The go along with the Republican ideas of privatization and deregulation. Don't say much abour outsourcing of jobs to low-wage countries. They hate the idea of government, though personally want the benefits they get from some government programs. Implicitly, this means a different kind of big government, one that would make all of us less free.

This becomes clear, for example, in their support of strong military forces to protect us from enemies. They want a strong military also because, they think, it is the foundation of US power in the world - America first! They also tend to somehow think that military power is necessary to protect our "free market" economy, which, in their logic, makes them personally free, or freer, than otherwise. It also stirs their patriotic feelings and reinforces their macho views of themselves and that disagreements can best be handled by force .

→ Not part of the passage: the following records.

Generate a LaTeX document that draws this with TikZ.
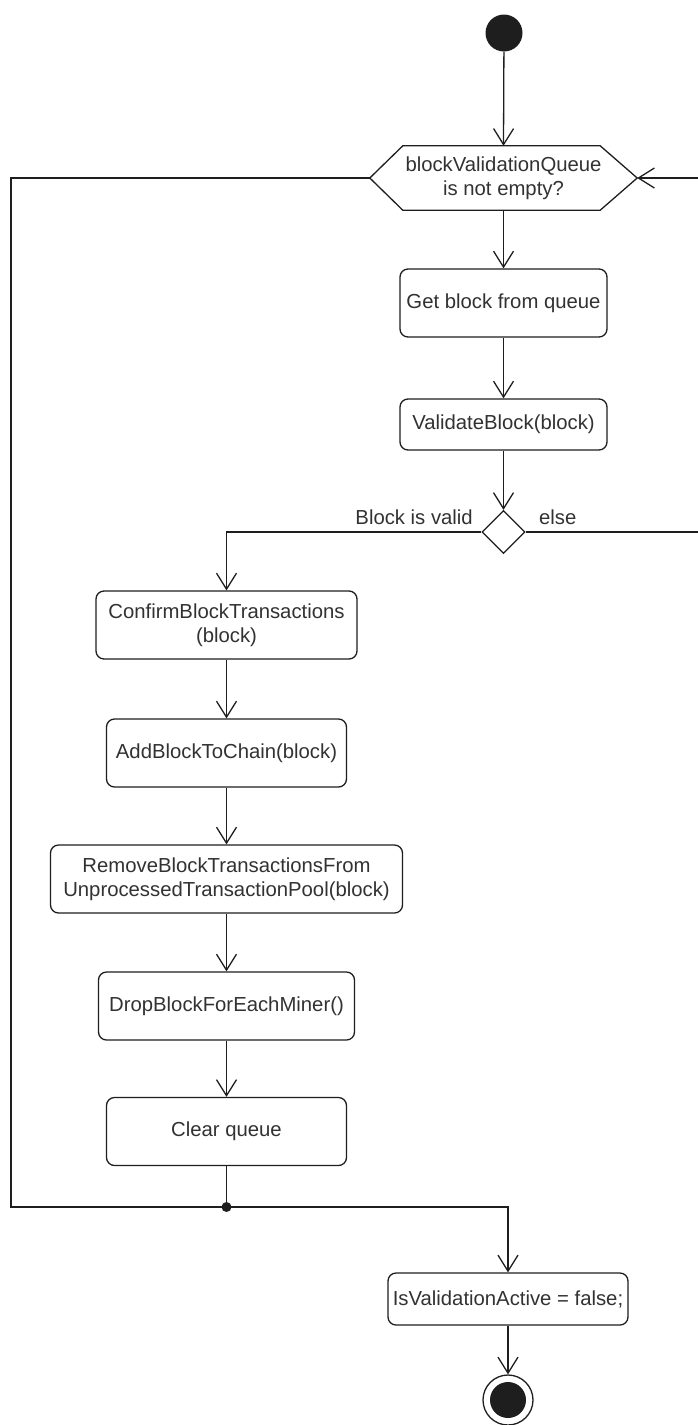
\documentclass[tikz,border=0pt]{standalone}
\usepackage{fontspec}
\setmainfont{Liberation Sans}
\usetikzlibrary{arrows.meta,shapes.geometric}

\definecolor{ink}{RGB}{30,30,30}
\definecolor{txt}{RGB}{50,50,50}

\tikzset{
  base/.style={line width=1.3pt, draw=ink},
  action/.style={base, rectangle, rounded corners=8pt, fill=white, inner sep=0pt,
    align=center, text=txt, font=\fontsize{20.3}{24}\selectfont},
  label/.style={inner sep=0pt, text=txt, font=\fontsize{20.3}{24}\selectfont},
  flow/.style={base, -{Straight Barb[length=16pt,width=20pt]}},
  wire/.style={base},
}

\begin{document}
\begin{tikzpicture}[x=1pt,y=-1pt]
  \useasboundingbox (0,0) rectangle (698,1425);

  % start node
  \node[circle, fill=ink, minimum size=37pt, inner sep=0pt] (start) at (504,33) {};

  % loop condition (hexagon outline drawn around a plain node)
  \node[label, align=center, minimum width=267pt, minimum height=64pt] (hex) at (503.5,178)
    {blockValidationQueue\\is not empty?};
  \draw[base, line join=miter]
    (hex.west) -- ([xshift=33pt]hex.north west) -- ([xshift=-37pt]hex.north east)
    -- (hex.east) -- ([xshift=-37pt]hex.south east) -- ([xshift=33pt]hex.south west) -- cycle;

  % main actions
  \node[action, minimum width=207pt, minimum height=68pt] (get) at (503.5,303) {Get block from queue};
  \node[action, minimum width=207pt, minimum height=51pt] (validate) at (503.5,424.5) {ValidateBlock(block)};

  % decision
  \node[base, diamond, minimum width=43pt, minimum height=43pt, inner sep=0pt, aspect=1] (dec) at (503.5,532) {};
  \node[label, anchor=base east] (lvalid) at (473,524) {Block is valid};
  \node[label, anchor=base west] (lelse) at (539,524) {else};

  % valid branch
  \node[action, minimum width=261pt, minimum height=68pt] (confirm) at (226.5,625)
    {ConfirmBlockTransactions\\(block)};
  \node[action, minimum width=240pt, minimum height=68pt] (add) at (226.5,753) {AddBlockToChain(block)};
  \node[action, minimum width=352pt, minimum height=68pt] (remove) at (226.5,879)
    {RemoveBlockTransactionsFrom\\UnprocessedTransactionPool(block)};
  \node[action, minimum width=256pt, minimum height=68pt] (drop) at (226.5,1006) {DropBlockForEachMiner()};
  \node[action, minimum width=240pt, minimum height=68pt] (clear) at (226.5,1131.5) {Clear queue};

  % exit
  \node[action, minimum width=240pt, minimum height=52pt] (final) at (508,1299) {IsValidationActive = false;};
  \node[base, circle, fill=white, minimum size=50pt, inner sep=0pt] (end) at (508,1400) {};
  \fill[ink] (end.center) circle (18pt);

  % routing points
  \coordinate (lt) at (11,178);
  \coordinate (lb) at (11,1207);
  \coordinate (j) at (226.5,1207);
  \coordinate (rb) at (699,532);
  \coordinate (rt) at (699,178);

  % connectors
  \draw[flow] (start) -- (hex.north);
  \draw[flow] (hex.south) -- (get.north);
  \draw[flow] (get.south) -- (validate.north);
  \draw[flow] (validate.south) -- (dec.north);
  \draw[flow] (dec.west) -| (confirm.north);
  \draw[flow] (confirm.south) -- (add.north);
  \draw[flow] (add.south) -- (remove.north);
  \draw[flow] (remove.south) -- (drop.north);
  \draw[flow] (drop.south) -- (clear.north);
  \draw[wire] (clear.south) -- (j);
  \draw[flow] (hex.west) -- (lt) -- (lb) -| (final.north);
  \fill[ink] (j) circle (5pt);
  \draw[flow] (dec.east) -- (rb) -- (rt) -- (hex.east);
  \draw[flow] (final.south) -- (end.north);
\end{tikzpicture}
\end{document}
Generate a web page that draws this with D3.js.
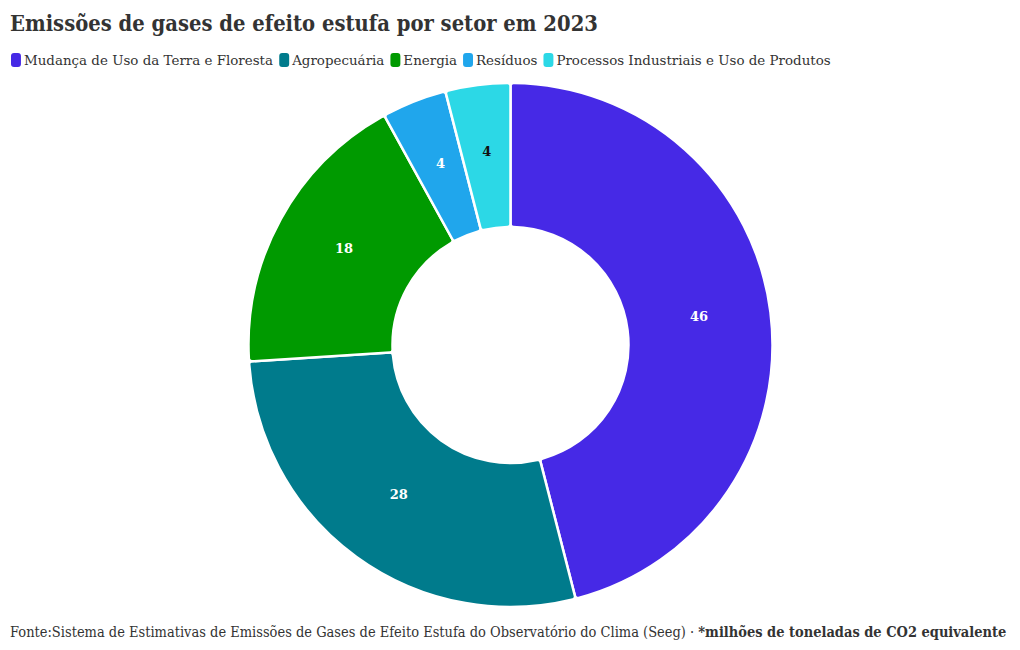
<!DOCTYPE html>
<html><head><meta charset="utf-8">
<script src="https://cdn.jsdelivr.net/npm/d3@7"></script>
<style>body{margin:0;background:#fff}svg{display:block}</style>
</head><body>
<svg id="c" width="1020" height="650"></svg>
<script>
const categories = ["Mudança de Uso da Terra e Floresta","Agropecuária","Energia","Resíduos","Processos Industriais e Uso de Produtos"];
const values = [46, 28, 18, 4, 4];
const colors = ["#4629e6","#007b8c","#009a00","#20a6ec","#2cd8e6"];
const labelColors = ["#fff","#fff","#fff","#fff","#111"];
const title = "Emissões de gases de efeito estufa por setor em 2023";
const footerA = "Fonte:Sistema de Estimativas de Emissões de Gases de Efeito Estufa do Observatório do Clima (Seeg) · ";
const footerB = "*milhões de toneladas de CO2 equivalente";

const svg = d3.select("#c");
const serif = "'DejaVu Serif', 'Liberation Serif', serif";

function fitX(sel, x0, targetW){
  const w = sel.node().getBBox().width;
  const s = targetW / w;
  sel.attr("transform",`translate(${x0*(1-s)},0) scale(${s},1)`);
}

const tg = svg.append("g");
tg.append("text").attr("x",10).attr("y",31).attr("font-family",serif)
  .attr("font-weight","bold").attr("font-size",22).attr("fill","#333").text(title);
fitX(tg, 10, 588);

// legend
const lg = svg.append("g");
let x = 11;
const fs = 13.5;
categories.forEach((c,i)=>{
  lg.append("rect").attr("x",x).attr("y",53).attr("width",10).attr("height",14).attr("rx",3).attr("fill",colors[i]);
  const tx = lg.append("text").attr("x",x+13).attr("y",65).attr("font-family",serif).attr("font-size",fs).attr("fill","#333").text(c);
  const w = tx.node().getComputedTextLength();
  x += 13 + w + 6;
});
fitX(lg, 11, 820);

// donut
const cx = 510.5, cy = 345, R = 262, r0 = 118;
const pie = d3.pie().sort(null).value(d=>d)(values);
const arc = d3.arc().innerRadius(r0).outerRadius(R).cornerRadius(3);
const g = svg.append("g").attr("transform",`translate(${cx},${cy})`);
g.selectAll("path").data(pie).join("path").attr("d",arc)
  .attr("fill",(d,i)=>colors[i]).attr("stroke","#fff").attr("stroke-width",2.5);
g.selectAll("text").data(pie).join("text")
  .attr("transform",d=>`translate(${arc.centroid(d)})`)
  .attr("text-anchor","middle").attr("dy","0")
  .attr("font-family",serif).attr("font-size",13).attr("font-weight","bold")
  .attr("fill",(d,i)=>labelColors[i]).text(d=>d.data);

// footer
const fg = svg.append("g");
const f = fg.append("text").attr("x",10).attr("y",637).attr("font-family",serif).attr("font-size",14).attr("fill","#333");
f.append("tspan").text(footerA);
f.append("tspan").attr("font-weight","bold").text(footerB);
fitX(fg, 10, 997);
</script>
</body></html>
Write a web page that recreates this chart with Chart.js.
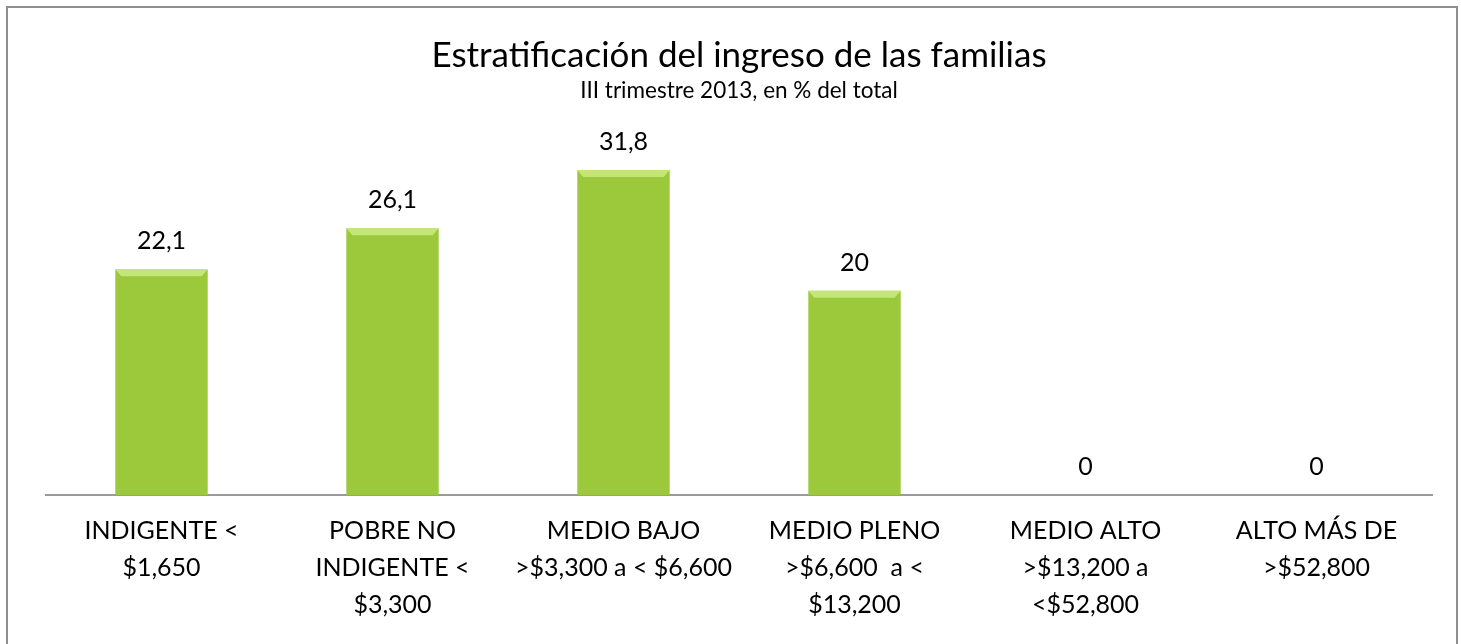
<!DOCTYPE html>
<html>
<head>
<meta charset="utf-8">
<script src="https://cdn.jsdelivr.net/npm/chart.js@4.4.1/dist/chart.umd.min.js"></script>
<style>
  html, body { margin:0; padding:0; background:#fff; overflow:hidden; }
  #frame { position:absolute; left:6px; top:6px; width:1452px; height:700px; border:2px solid #8e8e8e; box-sizing:border-box; }
  #wrap  { position:absolute; left:0; top:0; width:1461px; height:644px; }
</style>
</head>
<body>
<div id="frame"></div>
<div id="wrap"><canvas id="c" width="1461" height="644"></canvas></div>
<script>
// ─── Data ─────────────────────────────────────────────────────────────
const categories = [
  ['INDIGENTE <', '$1,650'],
  ['POBRE NO', 'INDIGENTE <', '$3,300'],
  ['MEDIO BAJO', '>$3,300 a < $6,600'],
  ['MEDIO PLENO', '>$6,600  a <', '$13,200'],
  ['MEDIO ALTO', '>$13,200 a', '<$52,800'],
  ['ALTO MÁS DE', '>$52,800'],
];
const values = [22.1, 26.1, 31.8, 20, 0, 0];
const valueLabels = ['22,1', '26,1', '31,8', '20', '0', '0'];

const FONT = "Lato, 'Open Sans', sans-serif";

// horizontal bevel-ish gradient for each bar
function barFill(ctx) {
  const el = ctx.element;
  const c = ctx.chart.ctx;
  if (!el || !el.width) return '#9cc83c';
  const x0 = el.x - el.width/2, x1 = el.x + el.width/2;
  const g = c.createLinearGradient(x0, 0, x1, 0);
  g.addColorStop(0,    '#7ea52a');
  g.addColorStop(0.08, '#97c43a');
  g.addColorStop(0.5,  '#a5d046');
  g.addColorStop(0.92, '#97c43a');
  g.addColorStop(1,    '#76a022');
  return g;
}

// value labels above bars
const valueLabelPlugin = {
  id: 'valueLabels',
  afterDatasetsDraw(chart) {
    const c = chart.ctx;
    const meta = chart.getDatasetMeta(0);
    c.save();
    c.font = '25px ' + FONT;
    c.fillStyle = '#000';
    c.textAlign = 'center';
    c.textBaseline = 'middle';
    meta.data.forEach((bar, i) => {
      c.fillText(valueLabels[i], bar.x, bar.y - 28);
    });
    c.restore();
  }
};

// light top edge on each bar
const bevelPlugin = {
  id: 'bevel',
  afterDatasetsDraw(chart) {
    const c = chart.ctx;
    const meta = chart.getDatasetMeta(0);
    c.save();
    meta.data.forEach(bar => {
      const h = bar.base - bar.y;
      if (h < 8) return;
      const x0 = bar.x - bar.width/2, x1 = bar.x + bar.width/2;
      c.fillStyle = 'rgba(210,240,140,0.75)';
      c.beginPath();
      c.moveTo(x0, bar.y);
      c.lineTo(x1, bar.y);
      c.lineTo(x1 - 6, bar.y + 7);
      c.lineTo(x0 + 6, bar.y + 7);
      c.closePath();
      c.fill();
    });
    c.restore();
  }
};

new Chart(document.getElementById('c'), {
  type: 'bar',
  data: {
    labels: categories,
    datasets: [{
      data: values,
      backgroundColor: barFill,
      borderWidth: 0,
      categoryPercentage: 1,
      barPercentage: 0.4,
    }]
  },
  options: {
    responsive: false,
    animation: false,
    layout: { padding: { left: 46, right: 29, top: 21, bottom: 4 } },
    plugins: {
      legend: { display: false },
      tooltip: { enabled: false },
      title: {
        display: true,
        text: 'Estratificación del ingreso de las familias',
        color: '#000',
        font: { family: FONT, size: 35, weight: 'normal' },
        padding: { top: 14, bottom: 0 }
      },
      subtitle: {
        display: true,
        text: 'III trimestre 2013, en % del total',
        color: '#000',
        font: { family: FONT, size: 22.5, weight: 'normal' },
        padding: { top: 0, bottom: 13 }
      }
    },
    scales: {
      x: {
        grid: { display: false, drawTicks: false },
        border: { display: true, color: '#9a9a9a', width: 2 },
        ticks: {
          color: '#000',
          font: { family: FONT, size: 25, lineHeight: 1.48 },
          padding: 17,
          maxRotation: 0,
          autoSkip: false
        }
      },
      y: {
        display: false,
        min: 0,
        max: 37
      }
    }
  },
  plugins: [bevelPlugin, valueLabelPlugin]
});
</script>
</body>
</html>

Today, there were two "headlines" on Democracy Now that have some relevance for the right-wingers' views. The headlines reveal how they are being ripped off or not told the whole truth by their own mostly unregulated, but federally debt-financed, military establishment.

Headlines from Democracy Now:

Audit: US Can’t Account for $17.7B in Afghan Spending
A new government audit shows the US can’t account for nearly $18 billion earmarked for the Afghan war. The Special Inspector General for Afghanistan Reconstruction says the government doesn’t know how some $17.7 billion obligated to over 7,000 contractors has been disbursed.

Inquiry: Pentagon Official Misled on Spy Program
A Pentagon inquiry has found a senior official deliberately misled top military officers when he established a spy program run by private contractors in Afghanistan and Pakistan. The official, Michael Furlong, established the off-the-books operation to help track and kill suspected militants. Furlong has claimed his superiors authorized the program.